### What to produce
Only the span from the line containing "Give me the matplotlib source for this chart." down to the line containing "from matplotlib.transforms import Affine2D" is to be printed, exactly and inclusively, with pictures omitted.

### Listed records
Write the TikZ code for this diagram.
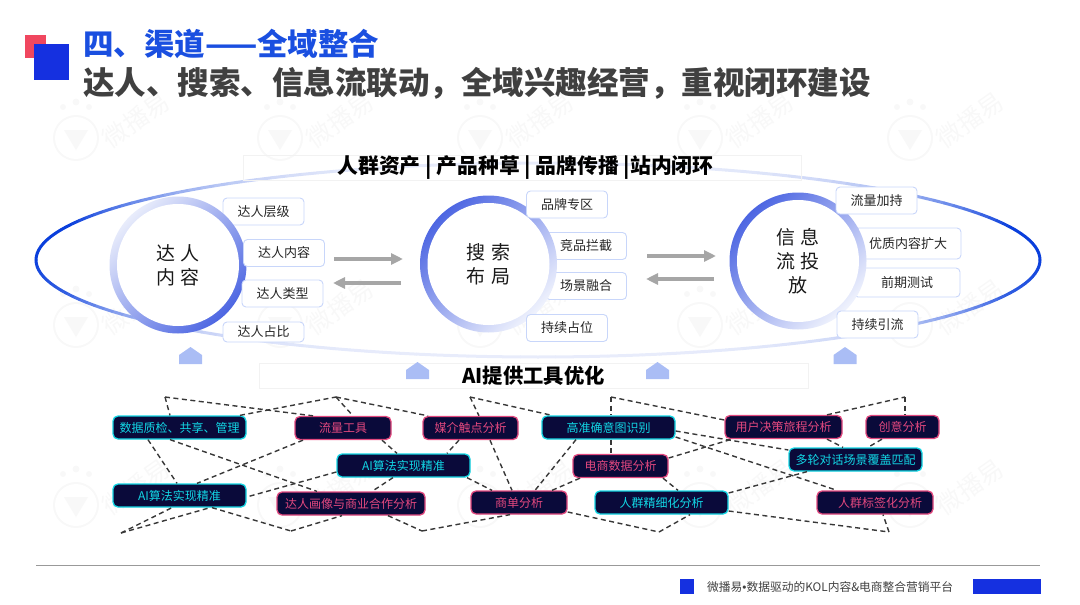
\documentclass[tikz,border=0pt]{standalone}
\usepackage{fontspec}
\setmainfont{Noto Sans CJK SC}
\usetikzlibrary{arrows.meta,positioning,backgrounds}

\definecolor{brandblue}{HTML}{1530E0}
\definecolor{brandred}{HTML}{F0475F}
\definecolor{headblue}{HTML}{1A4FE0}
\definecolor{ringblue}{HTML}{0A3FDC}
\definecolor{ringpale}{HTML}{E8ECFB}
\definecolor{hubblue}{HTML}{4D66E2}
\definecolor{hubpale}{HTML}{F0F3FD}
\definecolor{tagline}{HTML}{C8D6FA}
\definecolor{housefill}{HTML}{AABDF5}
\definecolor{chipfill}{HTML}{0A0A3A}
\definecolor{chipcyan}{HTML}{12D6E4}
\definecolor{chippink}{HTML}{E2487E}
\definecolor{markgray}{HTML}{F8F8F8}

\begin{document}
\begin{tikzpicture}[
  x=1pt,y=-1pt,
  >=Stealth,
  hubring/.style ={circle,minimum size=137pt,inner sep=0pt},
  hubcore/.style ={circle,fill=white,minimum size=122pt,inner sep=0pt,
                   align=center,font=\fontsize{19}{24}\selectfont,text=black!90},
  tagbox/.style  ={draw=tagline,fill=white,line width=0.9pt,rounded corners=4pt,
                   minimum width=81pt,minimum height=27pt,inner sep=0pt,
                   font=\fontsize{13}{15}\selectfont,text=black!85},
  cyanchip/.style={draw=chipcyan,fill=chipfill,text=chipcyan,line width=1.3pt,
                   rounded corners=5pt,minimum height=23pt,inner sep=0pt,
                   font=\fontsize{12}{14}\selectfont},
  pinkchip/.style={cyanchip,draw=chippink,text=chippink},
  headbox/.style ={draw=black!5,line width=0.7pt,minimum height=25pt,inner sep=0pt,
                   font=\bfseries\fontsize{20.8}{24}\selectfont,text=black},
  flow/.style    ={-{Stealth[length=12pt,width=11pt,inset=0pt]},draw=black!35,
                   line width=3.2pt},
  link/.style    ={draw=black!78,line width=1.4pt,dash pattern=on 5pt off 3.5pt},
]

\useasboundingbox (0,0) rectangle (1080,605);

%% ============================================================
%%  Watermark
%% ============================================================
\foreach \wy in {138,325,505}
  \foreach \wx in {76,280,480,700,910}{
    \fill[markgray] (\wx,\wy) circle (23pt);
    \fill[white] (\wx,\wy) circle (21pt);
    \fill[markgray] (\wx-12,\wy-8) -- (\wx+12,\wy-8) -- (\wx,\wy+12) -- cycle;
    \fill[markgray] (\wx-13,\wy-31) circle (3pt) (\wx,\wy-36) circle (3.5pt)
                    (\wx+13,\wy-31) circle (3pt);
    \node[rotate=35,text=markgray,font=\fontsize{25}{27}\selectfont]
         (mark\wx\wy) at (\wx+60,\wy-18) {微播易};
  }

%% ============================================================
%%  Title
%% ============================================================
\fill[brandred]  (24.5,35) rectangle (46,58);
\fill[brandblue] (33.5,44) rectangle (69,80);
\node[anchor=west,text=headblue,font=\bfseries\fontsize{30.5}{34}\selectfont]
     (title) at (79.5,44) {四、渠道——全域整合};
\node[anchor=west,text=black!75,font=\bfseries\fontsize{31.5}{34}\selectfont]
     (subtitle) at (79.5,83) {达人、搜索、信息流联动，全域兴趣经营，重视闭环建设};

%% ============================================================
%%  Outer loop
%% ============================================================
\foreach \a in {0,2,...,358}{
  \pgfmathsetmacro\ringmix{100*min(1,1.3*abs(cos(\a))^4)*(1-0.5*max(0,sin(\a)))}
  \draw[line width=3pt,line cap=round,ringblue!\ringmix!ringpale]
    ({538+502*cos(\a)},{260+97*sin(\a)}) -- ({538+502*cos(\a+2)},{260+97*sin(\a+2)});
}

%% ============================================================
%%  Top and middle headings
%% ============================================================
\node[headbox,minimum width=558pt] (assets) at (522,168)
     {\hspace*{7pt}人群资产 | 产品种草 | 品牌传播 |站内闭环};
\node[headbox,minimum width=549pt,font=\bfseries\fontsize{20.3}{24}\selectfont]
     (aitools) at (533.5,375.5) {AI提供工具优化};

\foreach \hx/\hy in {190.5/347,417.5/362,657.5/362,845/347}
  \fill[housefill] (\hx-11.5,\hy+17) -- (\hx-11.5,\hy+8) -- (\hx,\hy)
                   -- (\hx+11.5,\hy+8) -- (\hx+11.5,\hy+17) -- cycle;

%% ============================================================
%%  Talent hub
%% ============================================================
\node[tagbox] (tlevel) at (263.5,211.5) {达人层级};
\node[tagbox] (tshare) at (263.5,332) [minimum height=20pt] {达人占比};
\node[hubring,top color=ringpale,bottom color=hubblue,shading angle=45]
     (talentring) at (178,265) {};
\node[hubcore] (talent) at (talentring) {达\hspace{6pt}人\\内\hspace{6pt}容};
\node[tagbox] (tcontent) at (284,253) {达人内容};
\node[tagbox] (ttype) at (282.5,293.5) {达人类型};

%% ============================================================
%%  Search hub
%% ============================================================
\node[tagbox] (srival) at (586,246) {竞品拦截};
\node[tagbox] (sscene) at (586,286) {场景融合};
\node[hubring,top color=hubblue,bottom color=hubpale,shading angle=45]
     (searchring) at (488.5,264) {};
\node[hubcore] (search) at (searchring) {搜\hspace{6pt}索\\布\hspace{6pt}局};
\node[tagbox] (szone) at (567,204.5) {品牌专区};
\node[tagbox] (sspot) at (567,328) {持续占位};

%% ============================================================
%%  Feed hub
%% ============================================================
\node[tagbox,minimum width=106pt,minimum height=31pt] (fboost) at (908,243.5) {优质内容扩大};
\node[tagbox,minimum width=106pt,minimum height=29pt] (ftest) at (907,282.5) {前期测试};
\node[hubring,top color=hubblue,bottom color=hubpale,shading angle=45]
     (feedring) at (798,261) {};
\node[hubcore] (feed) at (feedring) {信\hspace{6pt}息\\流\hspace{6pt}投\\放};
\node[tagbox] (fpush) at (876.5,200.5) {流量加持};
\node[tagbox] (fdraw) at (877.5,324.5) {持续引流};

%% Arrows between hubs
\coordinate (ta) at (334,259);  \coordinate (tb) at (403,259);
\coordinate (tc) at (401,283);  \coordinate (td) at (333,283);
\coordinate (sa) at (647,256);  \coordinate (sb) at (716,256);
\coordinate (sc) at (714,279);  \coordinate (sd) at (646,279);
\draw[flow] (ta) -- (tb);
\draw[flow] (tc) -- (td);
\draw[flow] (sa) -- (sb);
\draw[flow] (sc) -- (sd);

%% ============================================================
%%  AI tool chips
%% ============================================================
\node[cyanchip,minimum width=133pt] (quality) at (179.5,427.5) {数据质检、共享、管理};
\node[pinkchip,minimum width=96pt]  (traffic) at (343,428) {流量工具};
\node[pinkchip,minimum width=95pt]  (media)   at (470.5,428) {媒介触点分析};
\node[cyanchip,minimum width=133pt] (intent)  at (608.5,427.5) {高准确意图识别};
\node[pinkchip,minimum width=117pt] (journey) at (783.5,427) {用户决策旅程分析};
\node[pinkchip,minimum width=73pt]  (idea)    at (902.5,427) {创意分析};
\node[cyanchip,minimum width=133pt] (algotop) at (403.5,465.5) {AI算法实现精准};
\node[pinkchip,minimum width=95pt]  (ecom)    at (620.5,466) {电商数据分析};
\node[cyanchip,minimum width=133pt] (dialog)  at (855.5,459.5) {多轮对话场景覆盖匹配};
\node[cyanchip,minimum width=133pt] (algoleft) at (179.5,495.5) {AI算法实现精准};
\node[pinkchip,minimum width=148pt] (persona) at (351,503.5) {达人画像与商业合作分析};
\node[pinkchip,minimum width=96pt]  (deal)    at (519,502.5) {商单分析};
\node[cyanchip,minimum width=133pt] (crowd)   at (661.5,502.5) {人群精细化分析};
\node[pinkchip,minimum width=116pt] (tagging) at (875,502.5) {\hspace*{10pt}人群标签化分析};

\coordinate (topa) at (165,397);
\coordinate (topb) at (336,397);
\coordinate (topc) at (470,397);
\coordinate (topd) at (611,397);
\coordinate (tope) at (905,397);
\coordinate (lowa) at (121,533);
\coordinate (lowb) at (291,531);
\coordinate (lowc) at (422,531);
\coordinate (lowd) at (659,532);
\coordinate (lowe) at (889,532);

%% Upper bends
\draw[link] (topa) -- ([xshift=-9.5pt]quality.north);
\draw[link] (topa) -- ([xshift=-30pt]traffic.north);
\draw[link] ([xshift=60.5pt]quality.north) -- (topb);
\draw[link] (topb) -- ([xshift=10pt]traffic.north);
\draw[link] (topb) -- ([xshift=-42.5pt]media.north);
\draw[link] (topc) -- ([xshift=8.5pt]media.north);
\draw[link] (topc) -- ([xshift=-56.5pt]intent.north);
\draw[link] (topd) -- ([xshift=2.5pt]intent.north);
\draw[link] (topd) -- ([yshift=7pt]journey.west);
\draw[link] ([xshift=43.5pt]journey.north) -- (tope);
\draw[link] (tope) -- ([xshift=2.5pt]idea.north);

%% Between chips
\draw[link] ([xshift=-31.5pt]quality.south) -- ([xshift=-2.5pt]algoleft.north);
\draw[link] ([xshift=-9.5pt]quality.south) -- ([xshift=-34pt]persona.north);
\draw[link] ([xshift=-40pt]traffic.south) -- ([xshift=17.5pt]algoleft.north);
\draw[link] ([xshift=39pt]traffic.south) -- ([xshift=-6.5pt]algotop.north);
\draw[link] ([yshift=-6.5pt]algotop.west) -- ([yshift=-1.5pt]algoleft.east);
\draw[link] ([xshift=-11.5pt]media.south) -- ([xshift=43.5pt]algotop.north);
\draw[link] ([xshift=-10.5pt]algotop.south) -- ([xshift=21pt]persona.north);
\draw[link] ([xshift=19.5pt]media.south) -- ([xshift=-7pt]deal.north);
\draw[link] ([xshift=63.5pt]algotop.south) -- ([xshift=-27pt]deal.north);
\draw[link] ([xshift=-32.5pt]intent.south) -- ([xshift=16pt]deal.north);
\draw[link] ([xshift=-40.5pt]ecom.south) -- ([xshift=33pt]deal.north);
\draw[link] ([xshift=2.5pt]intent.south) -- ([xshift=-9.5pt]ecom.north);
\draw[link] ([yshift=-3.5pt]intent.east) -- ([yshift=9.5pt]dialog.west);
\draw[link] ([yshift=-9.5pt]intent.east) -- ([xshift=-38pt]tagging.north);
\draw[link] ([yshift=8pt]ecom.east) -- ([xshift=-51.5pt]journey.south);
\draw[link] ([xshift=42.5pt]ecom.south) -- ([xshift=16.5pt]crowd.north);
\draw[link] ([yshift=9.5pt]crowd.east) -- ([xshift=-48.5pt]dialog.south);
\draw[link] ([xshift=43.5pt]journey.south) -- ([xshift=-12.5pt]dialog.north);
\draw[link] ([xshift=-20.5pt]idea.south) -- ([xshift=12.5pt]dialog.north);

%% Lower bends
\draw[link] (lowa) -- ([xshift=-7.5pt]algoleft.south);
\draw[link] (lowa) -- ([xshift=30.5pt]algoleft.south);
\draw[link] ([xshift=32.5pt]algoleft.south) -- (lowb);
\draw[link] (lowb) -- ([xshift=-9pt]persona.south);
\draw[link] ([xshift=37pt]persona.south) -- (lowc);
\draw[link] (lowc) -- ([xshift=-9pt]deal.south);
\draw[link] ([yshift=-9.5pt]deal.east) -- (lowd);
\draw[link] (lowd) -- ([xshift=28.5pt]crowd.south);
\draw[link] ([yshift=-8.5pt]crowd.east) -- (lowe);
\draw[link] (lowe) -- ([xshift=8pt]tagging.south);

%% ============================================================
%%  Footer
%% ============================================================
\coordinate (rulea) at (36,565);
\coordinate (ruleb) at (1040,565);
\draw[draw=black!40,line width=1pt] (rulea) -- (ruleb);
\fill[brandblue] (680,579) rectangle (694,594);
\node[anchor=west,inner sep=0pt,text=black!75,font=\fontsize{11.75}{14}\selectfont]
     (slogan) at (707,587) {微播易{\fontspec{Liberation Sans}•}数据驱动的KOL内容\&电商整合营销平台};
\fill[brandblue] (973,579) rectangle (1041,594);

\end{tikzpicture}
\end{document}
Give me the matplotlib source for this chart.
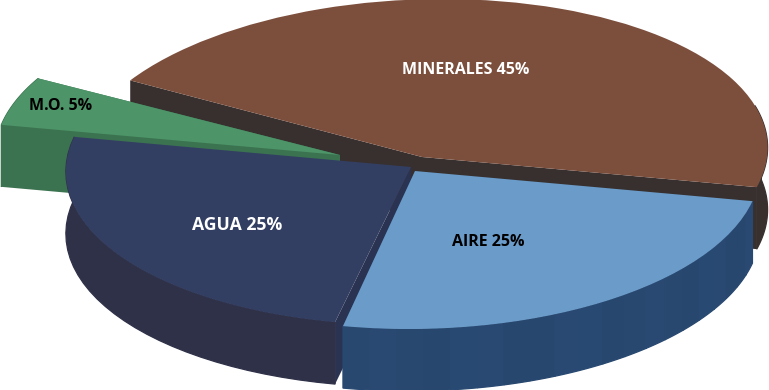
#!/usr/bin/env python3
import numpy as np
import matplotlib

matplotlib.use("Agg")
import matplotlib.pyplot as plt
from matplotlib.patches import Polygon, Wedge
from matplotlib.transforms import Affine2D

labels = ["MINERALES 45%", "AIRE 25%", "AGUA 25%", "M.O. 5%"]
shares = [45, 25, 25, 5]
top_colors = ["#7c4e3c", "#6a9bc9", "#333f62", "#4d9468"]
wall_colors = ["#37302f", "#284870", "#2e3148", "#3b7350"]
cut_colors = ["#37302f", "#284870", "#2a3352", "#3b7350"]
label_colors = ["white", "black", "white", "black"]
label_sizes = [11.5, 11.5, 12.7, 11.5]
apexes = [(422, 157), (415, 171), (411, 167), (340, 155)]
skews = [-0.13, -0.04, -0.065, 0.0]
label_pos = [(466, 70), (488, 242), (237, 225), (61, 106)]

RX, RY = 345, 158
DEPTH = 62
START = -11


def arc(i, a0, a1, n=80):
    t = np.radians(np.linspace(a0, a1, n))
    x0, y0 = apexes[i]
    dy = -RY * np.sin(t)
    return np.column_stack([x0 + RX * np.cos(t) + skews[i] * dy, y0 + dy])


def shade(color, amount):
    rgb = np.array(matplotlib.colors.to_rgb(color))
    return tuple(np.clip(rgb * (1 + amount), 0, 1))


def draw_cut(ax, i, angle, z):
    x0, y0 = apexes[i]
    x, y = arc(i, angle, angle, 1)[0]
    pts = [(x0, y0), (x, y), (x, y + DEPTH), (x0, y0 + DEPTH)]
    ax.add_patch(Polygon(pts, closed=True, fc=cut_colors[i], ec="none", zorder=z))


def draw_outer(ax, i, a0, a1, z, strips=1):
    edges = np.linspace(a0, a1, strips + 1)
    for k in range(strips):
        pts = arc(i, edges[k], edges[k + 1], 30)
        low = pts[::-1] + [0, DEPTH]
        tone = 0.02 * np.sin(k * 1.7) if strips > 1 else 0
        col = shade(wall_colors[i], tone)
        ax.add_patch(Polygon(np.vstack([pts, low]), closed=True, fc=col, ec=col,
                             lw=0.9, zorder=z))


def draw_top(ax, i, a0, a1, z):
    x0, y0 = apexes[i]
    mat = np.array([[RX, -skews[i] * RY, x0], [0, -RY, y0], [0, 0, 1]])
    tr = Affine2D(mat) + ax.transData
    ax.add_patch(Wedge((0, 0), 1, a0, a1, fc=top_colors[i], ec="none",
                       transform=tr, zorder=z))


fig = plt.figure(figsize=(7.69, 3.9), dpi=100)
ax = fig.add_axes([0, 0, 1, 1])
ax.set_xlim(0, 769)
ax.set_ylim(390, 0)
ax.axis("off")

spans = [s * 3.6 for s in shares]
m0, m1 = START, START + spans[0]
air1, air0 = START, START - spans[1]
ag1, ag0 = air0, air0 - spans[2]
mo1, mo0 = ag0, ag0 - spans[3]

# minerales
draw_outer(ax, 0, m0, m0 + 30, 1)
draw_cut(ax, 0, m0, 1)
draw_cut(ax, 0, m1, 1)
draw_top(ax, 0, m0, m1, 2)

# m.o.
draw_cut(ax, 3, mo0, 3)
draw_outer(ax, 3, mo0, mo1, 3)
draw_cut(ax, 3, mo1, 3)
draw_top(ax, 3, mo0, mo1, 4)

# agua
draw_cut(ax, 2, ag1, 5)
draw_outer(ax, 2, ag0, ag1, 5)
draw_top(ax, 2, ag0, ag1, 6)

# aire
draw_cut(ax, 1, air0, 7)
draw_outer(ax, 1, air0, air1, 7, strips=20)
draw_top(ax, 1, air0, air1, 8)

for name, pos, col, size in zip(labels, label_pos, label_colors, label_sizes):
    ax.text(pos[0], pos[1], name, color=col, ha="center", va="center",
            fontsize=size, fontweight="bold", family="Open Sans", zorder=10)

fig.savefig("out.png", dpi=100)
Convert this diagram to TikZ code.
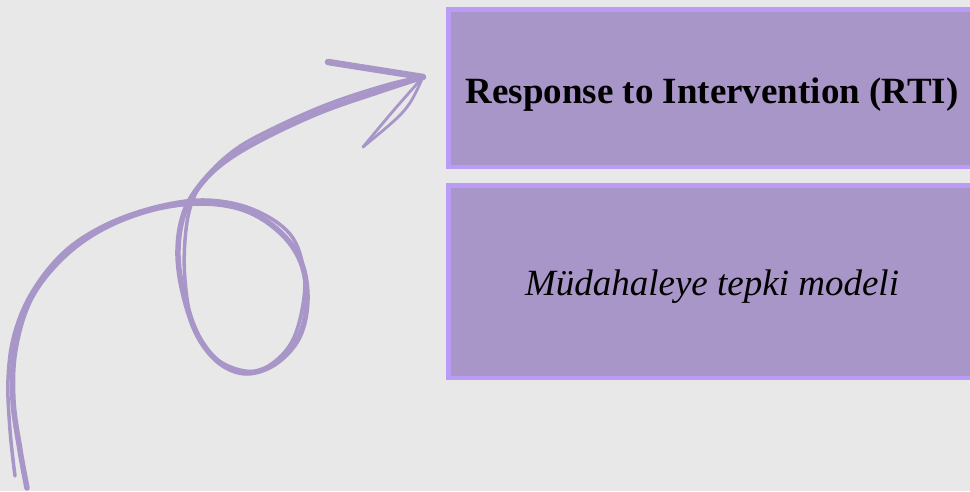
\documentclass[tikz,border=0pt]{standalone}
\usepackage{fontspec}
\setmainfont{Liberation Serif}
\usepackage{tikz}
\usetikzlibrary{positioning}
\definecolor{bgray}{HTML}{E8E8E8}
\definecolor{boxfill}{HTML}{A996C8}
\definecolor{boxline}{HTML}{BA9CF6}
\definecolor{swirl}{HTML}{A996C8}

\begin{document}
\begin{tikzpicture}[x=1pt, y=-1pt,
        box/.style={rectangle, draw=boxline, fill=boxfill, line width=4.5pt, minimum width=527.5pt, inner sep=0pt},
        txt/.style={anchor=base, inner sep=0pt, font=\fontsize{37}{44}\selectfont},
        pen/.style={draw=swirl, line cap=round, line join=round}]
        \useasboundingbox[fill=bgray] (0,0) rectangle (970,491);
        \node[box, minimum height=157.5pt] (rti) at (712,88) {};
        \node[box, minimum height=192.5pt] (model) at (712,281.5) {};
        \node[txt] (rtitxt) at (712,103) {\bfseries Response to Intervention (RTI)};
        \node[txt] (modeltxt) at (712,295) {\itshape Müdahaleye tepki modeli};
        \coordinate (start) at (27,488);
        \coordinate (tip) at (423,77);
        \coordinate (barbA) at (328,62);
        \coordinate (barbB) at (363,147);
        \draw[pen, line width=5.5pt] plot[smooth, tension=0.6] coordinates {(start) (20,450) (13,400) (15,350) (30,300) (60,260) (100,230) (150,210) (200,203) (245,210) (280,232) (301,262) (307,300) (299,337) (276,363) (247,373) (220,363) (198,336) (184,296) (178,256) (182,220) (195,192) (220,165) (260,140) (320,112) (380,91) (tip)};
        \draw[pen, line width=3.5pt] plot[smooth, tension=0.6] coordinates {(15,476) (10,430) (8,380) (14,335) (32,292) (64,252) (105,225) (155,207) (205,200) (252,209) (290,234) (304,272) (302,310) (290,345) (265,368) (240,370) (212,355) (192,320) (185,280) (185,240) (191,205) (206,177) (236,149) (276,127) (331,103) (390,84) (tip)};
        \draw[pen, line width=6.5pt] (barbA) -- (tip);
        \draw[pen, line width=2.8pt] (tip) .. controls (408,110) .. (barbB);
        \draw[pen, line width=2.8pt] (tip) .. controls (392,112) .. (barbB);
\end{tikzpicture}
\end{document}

### Task solution
Give me the matplotlib source for this chart.
#!/usr/bin/env python3
import numpy as np
import matplotlib

matplotlib.use("Agg")
import matplotlib.pyplot as plt
from matplotlib.patches import Polygon, Wedge
from matplotlib.transforms import Affine2D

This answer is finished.